Material provided:
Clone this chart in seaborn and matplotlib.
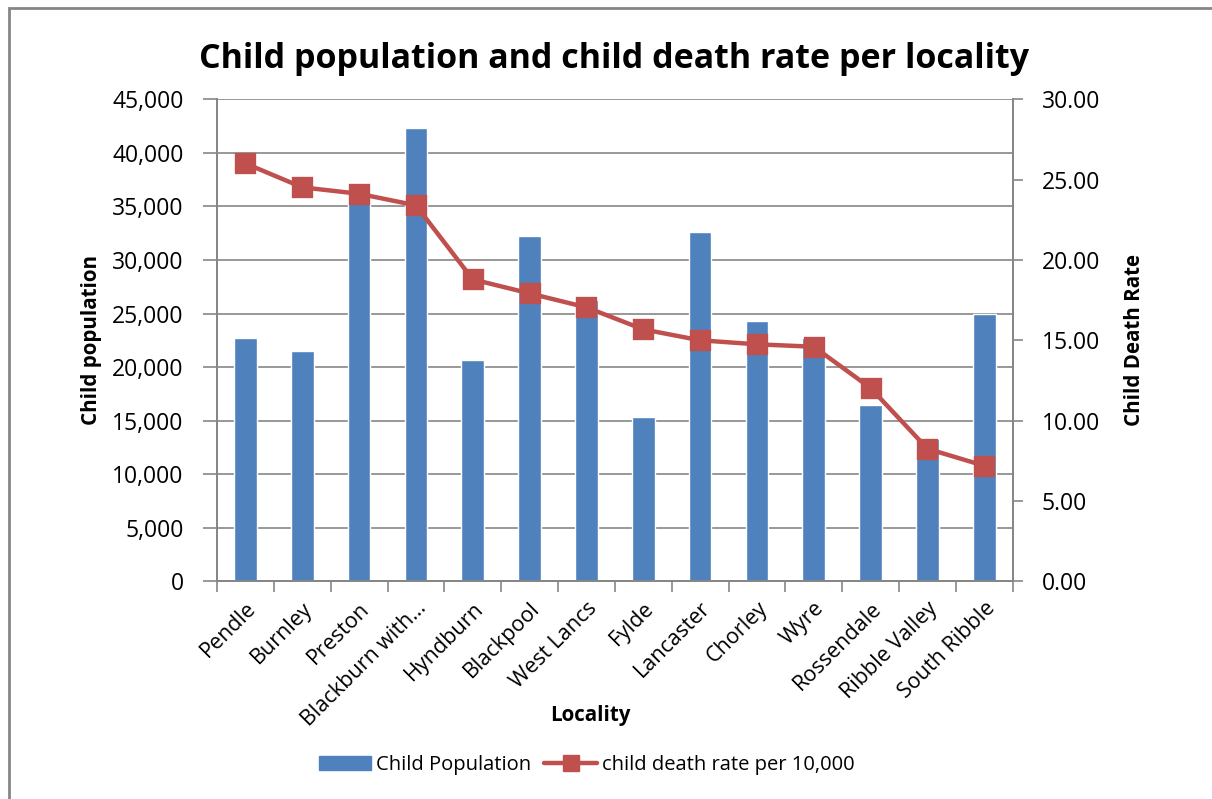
import matplotlib
matplotlib.use("Agg")
import matplotlib.pyplot as plt
import matplotlib.ticker as mticker
import matplotlib.patches as mpatches
from matplotlib.lines import Line2D
import seaborn as sns
import pandas as pd

localities = ["Pendle", "Burnley", "Preston", "Blackburn with\u2026", "Hyndburn", "Blackpool",
              "West Lancs", "Fylde", "Lancaster", "Chorley", "Wyre", "Rossendale",
              "Ribble Valley", "South Ribble"]
child_population = [22700, 21500, 35600, 42300, 20700, 32200, 26300, 15300, 32600,
                    24300, 22700, 16500, 13300, 25000]
death_rate = [26.01, 24.52, 24.12, 23.40, 18.79, 17.92, 17.05, 15.68, 15.00, 14.75,
              14.60, 12.03, 8.25, 7.19]

df = pd.DataFrame({"Locality": localities, "pop": child_population, "rate": death_rate})

BAR = "#4F81BD"
LINE = "#C0504D"
GRID = "#868686"
FONT = ["Open Sans", "DejaVu Sans"]

sns.set_theme(style="white")
plt.rcParams["font.family"] = FONT
plt.rcParams["text.color"] = "black"
plt.rcParams["axes.labelcolor"] = "black"

fig = plt.figure(figsize=(12.12, 7.99), dpi=100)
ax = fig.add_axes([217/1212, 1-581.3/799, (1012.7-217)/1212, (581.3-99.3)/799])

sns.barplot(data=df, x="Locality", y="pop", color=BAR, width=0.40, saturation=1,
            ax=ax, zorder=2)
ax.set_ylim(0, 45000)
ax.set_yticks(range(0, 45001, 5000))
ax.yaxis.set_major_formatter(mticker.StrMethodFormatter("{x:,.0f}"))
ax.yaxis.grid(True, color=GRID, linewidth=1.2)
ax.set_axisbelow(True)
ax.set_xlim(-0.5, len(localities) - 0.5)

ax2 = ax.twinx()
sns.pointplot(data=df, x="Locality", y="rate", color=LINE, markers="s", markersize=13,
              linewidth=3.2, ax=ax2)
ax2.set_ylim(0, 30)
ax2.set_yticks(range(0, 31, 5))
ax2.yaxis.set_major_formatter(mticker.StrMethodFormatter("{x:.2f}"))
ax2.set_xlim(-0.5, len(localities) - 0.5)

for a in (ax, ax2):
    for s in a.spines.values():
        s.set_color(GRID)
        s.set_linewidth(1.3)
    a.spines["top"].set_visible(False)

ax.tick_params(axis="y", which="both", left=True, length=10, width=1.2, color=GRID,
               labelsize=16.5, pad=14, labelcolor="black")
ax2.tick_params(axis="y", which="both", right=True, length=7, width=1.2, color=GRID,
                labelsize=16.5, pad=14, labelcolor="black")
ax.tick_params(axis="x", which="major", bottom=False, labelsize=15.5, pad=6,
               labelcolor="black")
ax.set_xticks(range(len(localities)))
ax.set_xticklabels(localities, rotation=45, ha="right", rotation_mode="anchor")
ax.set_xticks([i - 0.5 for i in range(len(localities) + 1)], minor=True)
ax.tick_params(axis="x", which="minor", bottom=True, length=8, width=1.2, color=GRID)

ax.set_xlabel("Locality", fontsize=14.8, fontweight="bold")
ax.xaxis.set_label_coords((590 - 217) / 795.7, (581.3 - 715) / 482)
ax.xaxis.label.set_va("center")
ax.set_ylabel("Child population", fontsize=14.8, fontweight="bold", labelpad=7)
ax2.set_ylabel("Child Death Rate", fontsize=14.8, fontweight="bold", labelpad=17)
ax2.grid(False)

fig.text(0.507, 1 - 68/799, "Child population and child death rate per locality",
         ha="center", va="baseline", fontsize=24.5, fontweight="bold")

handles = [mpatches.Patch(color=BAR, label="Child Population"),
           Line2D([0], [0], color=LINE, linewidth=3.2, marker="s", markersize=11,
                  label="child death rate per 10,000")]
fig.legend(handles=handles, loc="center", bbox_to_anchor=(0.484, 0.043), ncol=2,
           frameon=False, fontsize=14.5, handlelength=2.6, handletextpad=0.25,
           columnspacing=0.65)

border = mpatches.Rectangle((9/1212, -0.05), 1.1, 1 - 8/799 + 0.05, transform=fig.transFigure,
                            fill=False, edgecolor=GRID, linewidth=2, clip_on=False)
fig.patches.append(border)

fig.savefig("out.png", dpi=100, facecolor="white")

Exercise directions: Reproduce the data word for word, excluding its pictures.

Written solution:
Clone this chart in seaborn and matplotlib.
import matplotlib
matplotlib.use("Agg")
import matplotlib.pyplot as plt
import matplotlib.ticker as mticker
import matplotlib.patches as mpatches
from matplotlib.lines import Line2D
import seaborn as sns
import pandas as pd

localities = ["Pendle", "Burnley", "Preston", "Blackburn with\u2026", "Hyndburn", "Blackpool",
              "West Lancs", "Fylde", "Lancaster", "Chorley", "Wyre", "Rossendale",
              "Ribble Valley", "South Ribble"]
child_population = [22700, 21500, 35600, 42300, 20700, 32200, 26300, 15300, 32600,
                    24300, 22700, 16500, 13300, 25000]
death_rate = [26.01, 24.52, 24.12, 23.40, 18.79, 17.92, 17.05, 15.68, 15.00, 14.75,
              14.60, 12.03, 8.25, 7.19]

df = pd.DataFrame({"Locality": localities, "pop": child_population, "rate": death_rate})

BAR = "#4F81BD"
LINE = "#C0504D"
GRID = "#868686"
FONT = ["Open Sans", "DejaVu Sans"]

sns.set_theme(style="white")
plt.rcParams["font.family"] = FONT
plt.rcParams["text.color"] = "black"
plt.rcParams["axes.labelcolor"] = "black"

fig = plt.figure(figsize=(12.12, 7.99), dpi=100)
ax = fig.add_axes([217/1212, 1-581.3/799, (1012.7-217)/1212, (581.3-99.3)/799])

sns.barplot(data=df, x="Locality", y="pop", color=BAR, width=0.40, saturation=1,
            ax=ax, zorder=2)
ax.set_ylim(0, 45000)
ax.set_yticks(range(0, 45001, 5000))
ax.yaxis.set_major_formatter(mticker.StrMethodFormatter("{x:,.0f}"))
ax.yaxis.grid(True, color=GRID, linewidth=1.2)
ax.set_axisbelow(True)
ax.set_xlim(-0.5, len(localities) - 0.5)

ax2 = ax.twinx()
sns.pointplot(data=df, x="Locality", y="rate", color=LINE, markers="s", markersize=13,
              linewidth=3.2, ax=ax2)
ax2.set_ylim(0, 30)
ax2.set_yticks(range(0, 31, 5))
ax2.yaxis.set_major_formatter(mticker.StrMethodFormatter("{x:.2f}"))
ax2.set_xlim(-0.5, len(localities) - 0.5)

for a in (ax, ax2):
    for s in a.spines.values():
        s.set_color(GRID)
        s.set_linewidth(1.3)
    a.spines["top"].set_visible(False)

ax.tick_params(axis="y", which="both", left=True, length=10, width=1.2, color=GRID,
               labelsize=16.5, pad=14, labelcolor="black")
ax2.tick_params(axis="y", which="both", right=True, length=7, width=1.2, color=GRID,
                labelsize=16.5, pad=14, labelcolor="black")
ax.tick_params(axis="x", which="major", bottom=False, labelsize=15.5, pad=6,
               labelcolor="black")
ax.set_xticks(range(len(localities)))
ax.set_xticklabels(localities, rotation=45, ha="right", rotation_mode="anchor")
ax.set_xticks([i - 0.5 for i in range(len(localities) + 1)], minor=True)
ax.tick_params(axis="x", which="minor", bottom=True, length=8, width=1.2, color=GRID)

ax.set_xlabel("Locality", fontsize=14.8, fontweight="bold")
ax.xaxis.set_label_coords((590 - 217) / 795.7, (581.3 - 715) / 482)
ax.xaxis.label.set_va("center")
ax.set_ylabel("Child population", fontsize=14.8, fontweight="bold", labelpad=7)
ax2.set_ylabel("Child Death Rate", fontsize=14.8, fontweight="bold", labelpad=17)
ax2.grid(False)

fig.text(0.507, 1 - 68/799, "Child population and child death rate per locality",
         ha="center", va="baseline", fontsize=24.5, fontweight="bold")

handles = [mpatches.Patch(color=BAR, label="Child Population"),
           Line2D([0], [0], color=LINE, linewidth=3.2, marker="s", markersize=11,
                  label="child death rate per 10,000")]
fig.legend(handles=handles, loc="center", bbox_to_anchor=(0.484, 0.043), ncol=2,
           frameon=False, fontsize=14.5, handlelength=2.6, handletextpad=0.25,
           columnspacing=0.65)

border = mpatches.Rectangle((9/1212, -0.05), 1.1, 1 - 8/799 + 0.05, transform=fig.transFigure,
                            fill=False, edgecolor=GRID, linewidth=2, clip_on=False)
fig.patches.append(border)

fig.savefig("out.png", dpi=100, facecolor="white")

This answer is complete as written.